Six Months Ago Today

Posted in Uncategorized at 1:57 pm by jlp412

Wedding

Six months ago today, Trisha was torn from the fabric of this earth with careless hands who had little regard for the delicacy of the material surrounding her. When these hands grabbed her by the shoulders and ripped her out of this world, she left behind a shredded sky and an upturned earth, her ragged footprints freshly hollowed, two small oblong holes of gaping midnight black set in the bright green grass of the living.

The sky is puckered in places where she reached to grab onto something to anchor her here among us as she was yanked away by a force unknown; her fingerprints can be found on the tops of clouds and track marks of her fingernails scratching in protest can be seen streaked across the sky. The earth she left behind screams for her still; the people who inhabit it wander aimlessly in search of her, settling, with reluctance, for only each other.

Sometimes I marvel at how the ground I walk on still spins on its axis and how the clouds above my head still float listlessly across their light blue backdrop without Trisha’s face beaming up toward the sun and without the bottoms of Trisha’s feet trotting along on a path whose final destination fades over rolling hills in the distance of a far-off future.

Sometimes I can’t believe she’s really been gone for six months.

But even as the sky bleeds tears of mourning into the ocean, even as my own dirt path toward purpose thins out in confusion without her, even as the stars I used to dream of lithely hopping across to a higher place now hang in the sky like a precarious set of monkey bars, leaving me to dangle dangerously over the earth below as I try to follow them to Trisha, even as I endure all of these reminders of her absence, I dwell here still.

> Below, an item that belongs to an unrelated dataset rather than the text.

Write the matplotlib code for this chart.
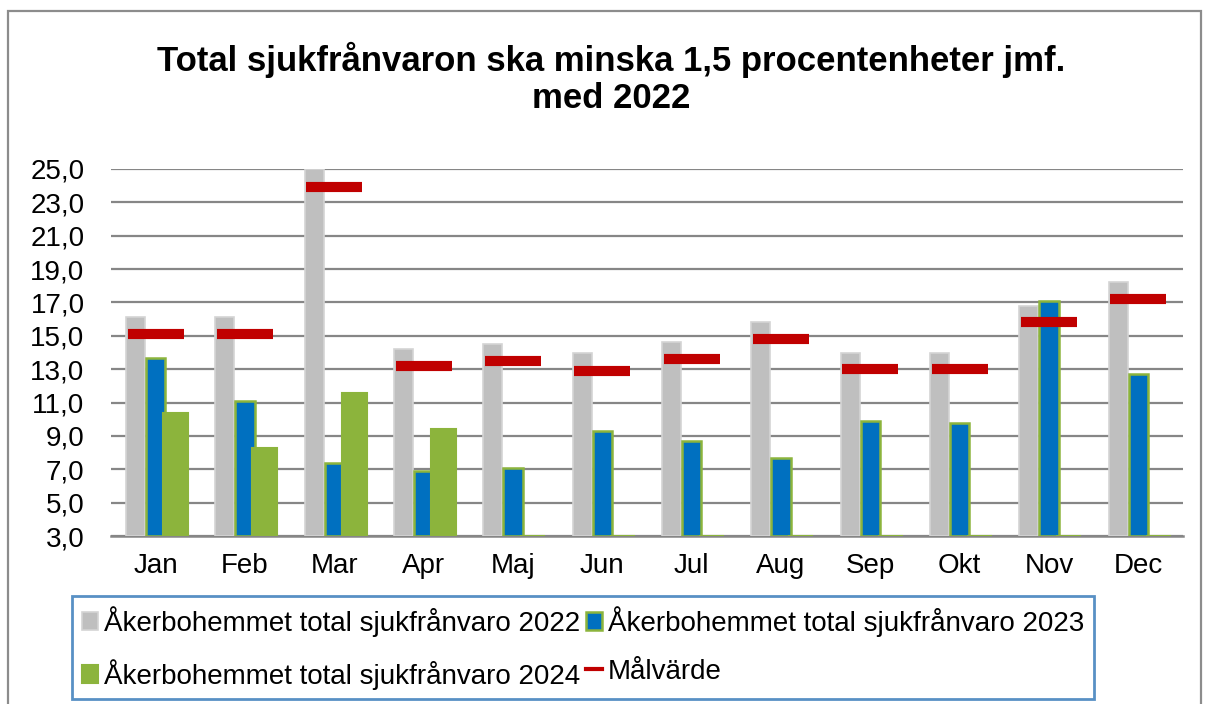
import numpy as np
import matplotlib
matplotlib.use("Agg")
import matplotlib.pyplot as plt
from matplotlib.lines import Line2D
from matplotlib.patches import Rectangle
from matplotlib.ticker import FuncFormatter

plt.rcParams['font.family'] = ['Liberation Sans', 'DejaVu Sans']

# Data
months = ['Jan', 'Feb', 'Mar', 'Apr', 'Maj', 'Jun', 'Jul', 'Aug', 'Sep', 'Okt', 'Nov', 'Dec']
sick_2022 = [16.1, 16.1, 25.0, 14.2, 14.5, 14.0, 14.6, 15.8, 14.0, 14.0, 16.8, 18.2]
sick_2023 = [13.7, 11.1, 7.4, 6.9, 7.1, 9.3, 8.7, 7.7, 9.9, 9.8, 17.1, 12.7]
sick_2024 = [10.4, 8.3, 11.6, 9.4, 0, 0, 0, 0, 0, 0, 0, 0]
target = [15.1, 15.1, 23.9, 13.2, 13.5, 12.9, 13.6, 14.8, 13.0, 13.0, 15.8, 17.2]
y_ticks = [3, 5, 7, 9, 11, 13, 15, 17, 19, 21, 23, 25]

labels = ['Åkerbohemmet total sjukfrånvaro 2022',
          'Åkerbohemmet total sjukfrånvaro 2023',
          'Åkerbohemmet total sjukfrånvaro 2024',
          'Målvärde']

GRAY = '#BFBFBF'
BLUE = '#0070C0'
GREEN = '#8CB43C'
RED = '#C00000'
GRID = '#868686'
YMIN, YMAX = 3.0, 25.0

fig = plt.figure(figsize=(12.05, 7.04), dpi=100)
ax = fig.add_axes([111 / 1205, 1 - 536 / 704, (1183 - 111) / 1205, (536 - 169) / 704])

x = np.arange(len(months))

def heights(vals):
    # Excel draws the bars up from the axis minimum
    return np.clip(np.array(vals) - YMIN, 0, None)

b22 = ax.bar(x - 0.226, heights(sick_2022), bottom=YMIN, width=0.215,
             color=GRAY, edgecolor='#D4D4D4', linewidth=1.2, zorder=3)
b23 = ax.bar(x, heights(sick_2023), bottom=YMIN, width=0.22,
             color=BLUE, edgecolor=GREEN, linewidth=1.8, zorder=4)
b24 = ax.bar(x + 0.222, heights(sick_2024), bottom=YMIN, width=0.28,
             color=GREEN, edgecolor=GREEN, linewidth=1.5, zorder=5)
ax.hlines(target, x - 0.315, x + 0.315, color=RED, linewidth=7.3, zorder=6)

ax.set_xlim(-0.5, len(months) - 0.5)
ax.set_ylim(YMIN, YMAX)
ax.set_yticks(y_ticks)
ax.yaxis.set_major_formatter(FuncFormatter(lambda v, p: f"{v:.1f}".replace('.', ',')))
ax.set_xticks(x)
ax.set_xticklabels(months)
ax.tick_params(axis='both', length=0, labelsize=20, colors='black')
ax.tick_params(axis='x', pad=12)
ax.tick_params(axis='y', pad=19)

ax.grid(axis='y', color=GRID, linewidth=1.6, zorder=0)
ax.set_axisbelow(True)
for side in ['left', 'right', 'top']:
    ax.spines[side].set_visible(False)
ax.spines['bottom'].set_color(GRID)
ax.spines['bottom'].set_linewidth(1.8)
ax.spines['bottom'].set_zorder(2)

fig.text(0.5075, 1 - 78 / 704, 'Total sjukfrånvaron ska minska 1,5 procentenheter jmf.\nmed 2022',
         ha='center', va='center', fontsize=25, fontweight='bold', linespacing=1.15)

target_handle = Line2D([], [], color=RED, linewidth=3)
leg = fig.legend([b22, b24, b23, target_handle],
                 [labels[0], labels[2], labels[1], labels[3]],
                 ncol=2, loc='upper left', bbox_to_anchor=(72 / 1205, 1 - 596 / 704),
                 fontsize=20, frameon=True, fancybox=False,
                 handlelength=0.6, handleheight=0.6, handletextpad=0.2,
                 columnspacing=0.2, labelspacing=0.8, borderpad=0.35, borderaxespad=0)
leg.get_frame().set_edgecolor('#2E75B6')
leg.get_frame().set_linewidth(2)

# chart area border
fig.patches.append(Rectangle((8 / 1205, -0.05), (1201 - 8) / 1205, 1.05 - 11 / 704,
                             transform=fig.transFigure, fill=False,
                             edgecolor='#8C8C8C', linewidth=1.6))

fig.savefig('out.png', dpi=100)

I endure. I breathe. I beat my own heart when it threatens to stop on me.

I try to lay my body into the silhouette she left torn into the earth to fill it up with life and color again. I try to transmit her touch to the people I reach out to with outstretched arms. I try to slit the sky with a knife and slide through into the world Trisha dwells in now.

But most of the time, my gaze shifts downward to the earth around me and the people who inhabit it, and I find tiny pieces of Trisha everywhere – I find her in the rocks that get stuck in the bottom of my shoe and in the eyes of those who knew her. I collect these pieces of Trisha and place them into the basket of my ribcage and I pile them up in a stack that teeters close to where my heart is. Maybe some day, six months or six years from now, I will have gathered all of them and glued them together and they will have formed a collage of Trisha herself.

Six months ago today, as the rest of us slept in sweet states of unknowing, two rugged hands ripped our Trisha away. Sometimes six months feels more like six lifetimes. Sometimes I forget what the earth and the sky ever looked like without Trisha’s gaping silhouette splashing the pink sky with an oil spill of black.

Six months ago today, those of us Trisha left behind became unwitting painters, smearing our brushes with the colors she robbed of the landscape we live in now, swirling the memory of her into a new palette that blankets everything we touch, everything we see, ourselves. We are artists now, of the life she was robbed of completing. It’s our job to make every day a masterpiece. We have six months’ worth of black to paint over.

September 14, 2009

And I Will Be There For All of This…

Posted in Uncategorized at 11:04 pm by jlp412

Power Hour 029

“And I will be there for all of this…”

Trisha spoke these words during the end of a speech she gave at her sister’s wedding a few years ago, the video of which was recently posted to her memorial Web site. I watch this video as if my eyes searing into the computer screen can bring her back to me, as if the intent of my gaze alone can extract her in tiny pixilations from a recorded video and transform her somehow into a physical person. This is the first video of Trisha that her family has shared with us, their generosity so thirst-quenching and limitless that I suspect I will be drinking it for the rest of my life.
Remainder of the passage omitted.